De una novela espera uno la restitución íntegra de un mundo. De sus tramas, a poco que se involucran los sentidos en su lento desprecintado, lo que se espera es la rendición mágica de un secreto, de algo que está protegido, a resguardo de las inclemencias de las estaciones, ocupando un sitio al que únicamente se accede si se enarbolan ciertos estandartes y se pasan ciertas pruebas. Una de ellas es la que hace que perdamos por completo la credulidad. Para leer una novela, hace falta fe, la que se dispensa en otros asuntos del espíritu, la que concierne a lo que trasciende. En una novela, en una en donde uno penetre y en donde elija residir durante la travesía que ofrece, suceden cosas que no se olvidan jamás, aunque no las tengamos de continuo a mano, ni sepamos en conciencia que tenemos propiedad sobre ellas. En la memoria, al modo en que se procesan, estabulan, miman y finalmente se aman los recuerdos, alojamos las partes que más nos afectan. En ese hilo de las cosas, uno es a veces lo que ha leído. O más extensamente contado: lo que uno ha leído a lo largo de su vida se imbrica con lo que ha vivido de manera que llega un momento en que no discierne qué es real y qué fabulado, qué empresa fue franqueada por la voluntad propia y cuál lo fue por la del autor que nos persuadió de que nos la creyésemos.

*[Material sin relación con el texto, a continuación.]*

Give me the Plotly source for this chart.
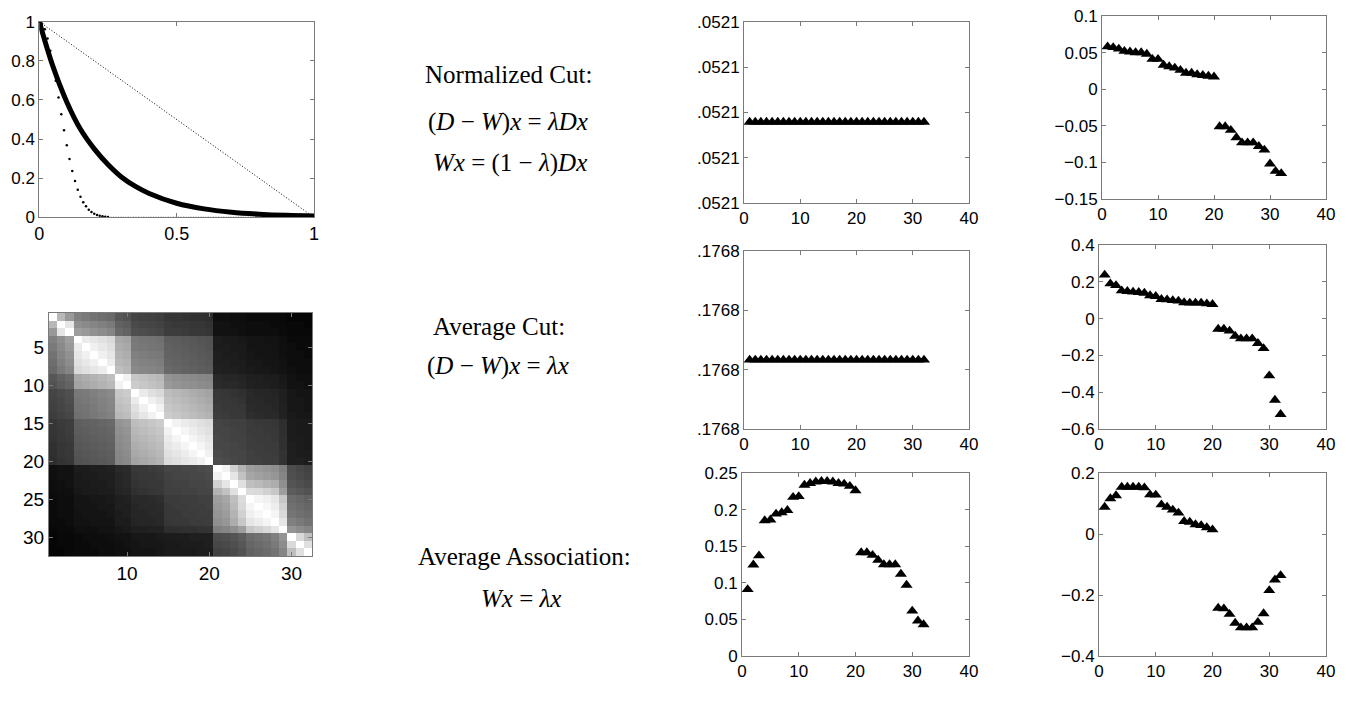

Leer es una forma velada de escribir, una que no se ejerce, una invisible. El que escribe, lee; quien lee, a su modo secreto, escribe. No hay escritor que no se convierte en su lector más exigente. Por eso a veces la criba no pasa: porque pesa más el lector. Se crea una insatisfacción. Anoche, no muy tarde, comencé un cuento que no pasó la prueba. Lo abandoné a poco de arrancarlo. No me sentí dueño de lo leído. No tenía esa propiedad maravillosa de algo que va creciendo. La literatura es una especie de refugio para insatisfechos. Podemos inferir que el escritor y el lector son, en realidad, la misma cosa. El que escribe se hace lector de sí mismo. El que lee se convierte en el escritor que no ha sido. Pienso ahora en Borges y en su Pierre Menard, un poco estrambóticamente, cuando escribió El Quijote, que ya había sido vertido siglos antes por Miguel de Cervantes. Pienso en la creencia sostenida de que cada libro está hecho para quien lo lee. Como si una lectura compartida, que suscite el diálogo, invadiera un territorio sensible al que uno ha accedido mágicamente y que no consiente (no es cierto, solo es un supuesto útil a esta reflexión) que sea democratizado. El amor no se democratiza. Le pertenece a uno. El objeto amado no es un paraíso para todos sino un búnker onanista, un país para un único habitante.
La novela que acabo de empezar (que no nombraré, para no desalentar a quien desee acometerla) me ha durado ochenta páginas. No he sido el lector que la esperaba. No se trata de fustigarla, tendrá sus lectores, los que no leen lo que yo, todos los que pensarían que mi peor cuento (el que yo considero mi peor cuento) es bueno y merece ser contado. Leer, añadidamente, no es una obligación. Cuántas novelas he dejado de leer, cuántas no me intrigaron, ni me dejaron lenta huella mientras las desmenuzaba. Por las otras, por esa literatura amatoria, es por lo que leer sigue siendo uno de los mayores placeres que podamos tener. No sé si ahora, confinados, leemos más. Yo leo lo de siempre, soy constante en eso, desde hace muchos años, pero trasnocho más, me pierdo en el horario y pierdo la brújula de las horas.